WORK REQUIRED –
Return all of the entries word for word, but omit the pictures they contain.

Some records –
START

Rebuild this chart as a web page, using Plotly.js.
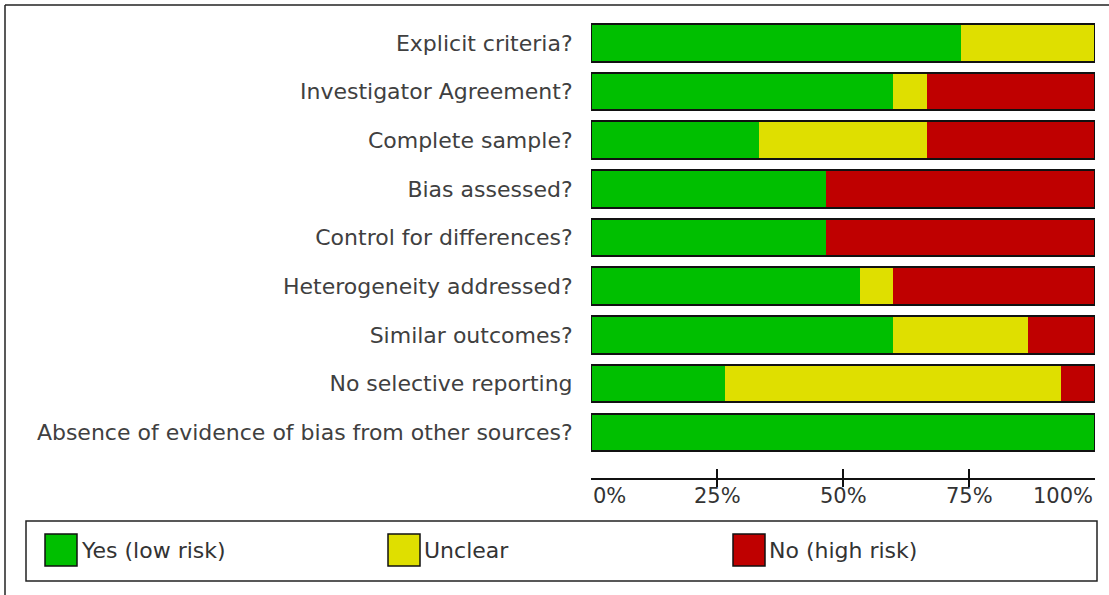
<!DOCTYPE html>
<html>
<head>
<meta charset="utf-8">
<script src="https://cdn.plot.ly/plotly-3.0.1.min.js"></script>
<style>html,body{margin:0;padding:0;background:#fff;}#chart{width:1109px;height:595px;}</style>
</head>
<body>
<div id="chart"></div>
<script>
const categories = [
  "Explicit criteria?",
  "Investigator Agreement?",
  "Complete sample?",
  "Bias assessed?",
  "Control for differences?",
  "Heterogeneity addressed?",
  "Similar outcomes?",
  "No selective reporting",
  "Absence of evidence of bias from other sources?"
];
const yesPct     = [73.33, 60.00, 33.33, 46.67, 46.67, 53.33, 60.00, 26.67, 100];
const unclearPct = [26.67,  6.67, 33.33,  0.00,  0.00,  6.67, 26.67, 66.67, 0];
const noPct      = [ 0.00, 33.33, 33.34, 53.33, 53.33, 40.00, 13.33,  6.66, 0];
const seriesNames = ["Yes (low risk)", "Unclear", "No (high risk)"];
const seriesColors = ["#00BF00", "#DFDF00", "#BF0000"];
const tickVals = [0, 25, 50, 75, 100];
const tickLabels = ["0%", "25%", "50%", "75%", "100%"];

const totals = categories.map((c, i) => yesPct[i] + unclearPct[i] + noPct[i]);

// layout geometry (pixels)
const W = 1109, H = 595;
const M = {l: 591, r: 14, t: 19, b: 117};
const pw = W - M.l - M.r, ph = H - M.t - M.b;
const px2x = p => (p - M.l) / pw;
const py2y = p => (H - M.b - p) / ph;

const seriesVals = [yesPct, unclearPct, noPct];
const traces = seriesVals.map((vals, k) => ({
  type: "bar", orientation: "h",
  name: seriesNames[k], x: vals, y: categories,
  width: 0.77,
  marker: {color: seriesColors[k], line: {width: 0}},
  hoverinfo: "x+y+name", showlegend: false
}));
traces.push({
  type: "bar", orientation: "h", x: totals, y: categories,
  xaxis: "x2", yaxis: "y", width: 0.77,
  marker: {color: "rgba(0,0,0,0)", line: {color: "#111", width: 2}},
  hoverinfo: "skip", showlegend: false
});

const font = "DejaVu Sans, Verdana, sans-serif";
const annotations = tickVals.map((v, i) => ({
  xref: "x", yref: "paper", x: v, y: py2y(496),
  text: tickLabels[i], showarrow: false,
  xanchor: i === 0 ? "left" : (i === tickVals.length - 1 ? "right" : "center"),
  yanchor: "middle",
  font: {family: font, size: 21, color: "#333"}
}));

const shapes = [
  // outer frame (left and top)
  {type: "line", xref: "paper", yref: "paper", x0: px2x(5), x1: px2x(5), y0: py2y(5), y1: py2y(600), line: {color: "#222", width: 1.5}},
  {type: "line", xref: "paper", yref: "paper", x0: px2x(5), x1: px2x(1115), y0: py2y(5), y1: py2y(5), line: {color: "#222", width: 1.5}},
  // legend box
  {type: "rect", xref: "paper", yref: "paper", x0: px2x(26), x1: px2x(1097), y0: py2y(581), y1: py2y(521), line: {color: "#222", width: 1.5}, fillcolor: "rgba(0,0,0,0)"}
];
const legendX = [45, 388, 733];
seriesNames.forEach((n, k) => {
  shapes.push({type: "rect", xref: "paper", yref: "paper",
    x0: px2x(legendX[k]), x1: px2x(legendX[k] + 32), y0: py2y(566), y1: py2y(534),
    fillcolor: seriesColors[k], line: {color: "#111", width: 1.5}});
  annotations.push({xref: "paper", yref: "paper", x: px2x(legendX[k] + 34), y: py2y(550),
    text: n, showarrow: false, xanchor: "left", yanchor: "middle",
    font: {family: font, size: 22, color: "#333"}});
});

const layout = {
  width: W, height: H,
  margin: M,
  paper_bgcolor: "#fff", plot_bgcolor: "#fff",
  barmode: "stack",
  showlegend: false,
  xaxis: {range: [0, 100], showgrid: false, zeroline: false,
    showline: true, linecolor: "#111", linewidth: 1.5,
    ticks: "inside", ticklen: 9, tickwidth: 1.5, tickcolor: "#111",
    tickvals: tickVals, showticklabels: false, fixedrange: true},
  xaxis2: {range: [0, 100], overlaying: "x", anchor: "y", side: "bottom",
    showgrid: false, zeroline: false, showline: false,
    ticks: "outside", ticklen: 8, tickwidth: 1.5, tickcolor: "#111",
    tickvals: tickVals.slice(1, -1), showticklabels: false, fixedrange: true},
  yaxis: {type: "category", range: [8.94, -0.49], showgrid: false, zeroline: false,
    showline: false, ticks: "outside", ticklen: 13, tickcolor: "rgba(0,0,0,0)",
    tickfont: {family: font, size: 22, color: "#404040"}, fixedrange: true},
  shapes: shapes,
  annotations: annotations
};

Plotly.newPlot("chart", traces, layout, {displayModeBar: false, staticPlot: true});
</script>
</body>
</html>
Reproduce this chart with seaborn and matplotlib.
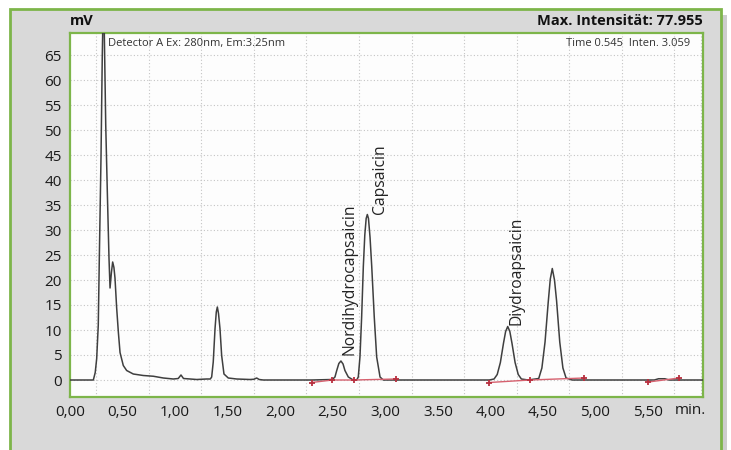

END

FULL OUTPUT –
Rebuild this chart as a web page, using Plotly.js.
<!DOCTYPE html>
<html>
<head>
<meta charset="utf-8">
<script src="https://cdn.plot.ly/plotly-3.0.1.min.js"></script>
<style>html,body{margin:0;padding:0;background:#fff;}#chart{width:1109px;height:595px;}</style>
</head>
<body>
<div id="chart"></div>
<script>
const categories = [
  "Explicit criteria?",
  "Investigator Agreement?",
  "Complete sample?",
  "Bias assessed?",
  "Control for differences?",
  "Heterogeneity addressed?",
  "Similar outcomes?",
  "No selective reporting",
  "Absence of evidence of bias from other sources?"
];
const yesPct     = [73.33, 60.00, 33.33, 46.67, 46.67, 53.33, 60.00, 26.67, 100];
const unclearPct = [26.67,  6.67, 33.33,  0.00,  0.00,  6.67, 26.67, 66.67, 0];
const noPct      = [ 0.00, 33.33, 33.34, 53.33, 53.33, 40.00, 13.33,  6.66, 0];
const seriesNames = ["Yes (low risk)", "Unclear", "No (high risk)"];
const seriesColors = ["#00BF00", "#DFDF00", "#BF0000"];
const tickVals = [0, 25, 50, 75, 100];
const tickLabels = ["0%", "25%", "50%", "75%", "100%"];

const totals = categories.map((c, i) => yesPct[i] + unclearPct[i] + noPct[i]);

// layout geometry (pixels)
const W = 1109, H = 595;
const M = {l: 591, r: 14, t: 19, b: 117};
const pw = W - M.l - M.r, ph = H - M.t - M.b;
const px2x = p => (p - M.l) / pw;
const py2y = p => (H - M.b - p) / ph;

const seriesVals = [yesPct, unclearPct, noPct];
const traces = seriesVals.map((vals, k) => ({
  type: "bar", orientation: "h",
  name: seriesNames[k], x: vals, y: categories,
  width: 0.77,
  marker: {color: seriesColors[k], line: {width: 0}},
  hoverinfo: "x+y+name", showlegend: false
}));
traces.push({
  type: "bar", orientation: "h", x: totals, y: categories,
  xaxis: "x2", yaxis: "y", width: 0.77,
  marker: {color: "rgba(0,0,0,0)", line: {color: "#111", width: 2}},
  hoverinfo: "skip", showlegend: false
});

const font = "DejaVu Sans, Verdana, sans-serif";
const annotations = tickVals.map((v, i) => ({
  xref: "x", yref: "paper", x: v, y: py2y(496),
  text: tickLabels[i], showarrow: false,
  xanchor: i === 0 ? "left" : (i === tickVals.length - 1 ? "right" : "center"),
  yanchor: "middle",
  font: {family: font, size: 21, color: "#333"}
}));

const shapes = [
  // outer frame (left and top)
  {type: "line", xref: "paper", yref: "paper", x0: px2x(5), x1: px2x(5), y0: py2y(5), y1: py2y(600), line: {color: "#222", width: 1.5}},
  {type: "line", xref: "paper", yref: "paper", x0: px2x(5), x1: px2x(1115), y0: py2y(5), y1: py2y(5), line: {color: "#222", width: 1.5}},
  // legend box
  {type: "rect", xref: "paper", yref: "paper", x0: px2x(26), x1: px2x(1097), y0: py2y(581), y1: py2y(521), line: {color: "#222", width: 1.5}, fillcolor: "rgba(0,0,0,0)"}
];
const legendX = [45, 388, 733];
seriesNames.forEach((n, k) => {
  shapes.push({type: "rect", xref: "paper", yref: "paper",
    x0: px2x(legendX[k]), x1: px2x(legendX[k] + 32), y0: py2y(566), y1: py2y(534),
    fillcolor: seriesColors[k], line: {color: "#111", width: 1.5}});
  annotations.push({xref: "paper", yref: "paper", x: px2x(legendX[k] + 34), y: py2y(550),
    text: n, showarrow: false, xanchor: "left", yanchor: "middle",
    font: {family: font, size: 22, color: "#333"}});
});

const layout = {
  width: W, height: H,
  margin: M,
  paper_bgcolor: "#fff", plot_bgcolor: "#fff",
  barmode: "stack",
  showlegend: false,
  xaxis: {range: [0, 100], showgrid: false, zeroline: false,
    showline: true, linecolor: "#111", linewidth: 1.5,
    ticks: "inside", ticklen: 9, tickwidth: 1.5, tickcolor: "#111",
    tickvals: tickVals, showticklabels: false, fixedrange: true},
  xaxis2: {range: [0, 100], overlaying: "x", anchor: "y", side: "bottom",
    showgrid: false, zeroline: false, showline: false,
    ticks: "outside", ticklen: 8, tickwidth: 1.5, tickcolor: "#111",
    tickvals: tickVals.slice(1, -1), showticklabels: false, fixedrange: true},
  yaxis: {type: "category", range: [8.94, -0.49], showgrid: false, zeroline: false,
    showline: false, ticks: "outside", ticklen: 13, tickcolor: "rgba(0,0,0,0)",
    tickfont: {family: font, size: 22, color: "#404040"}, fixedrange: true},
  shapes: shapes,
  annotations: annotations
};

Plotly.newPlot("chart", traces, layout, {displayModeBar: false, staticPlot: true});
</script>
</body>
</html>
Reproduce this chart with seaborn and matplotlib.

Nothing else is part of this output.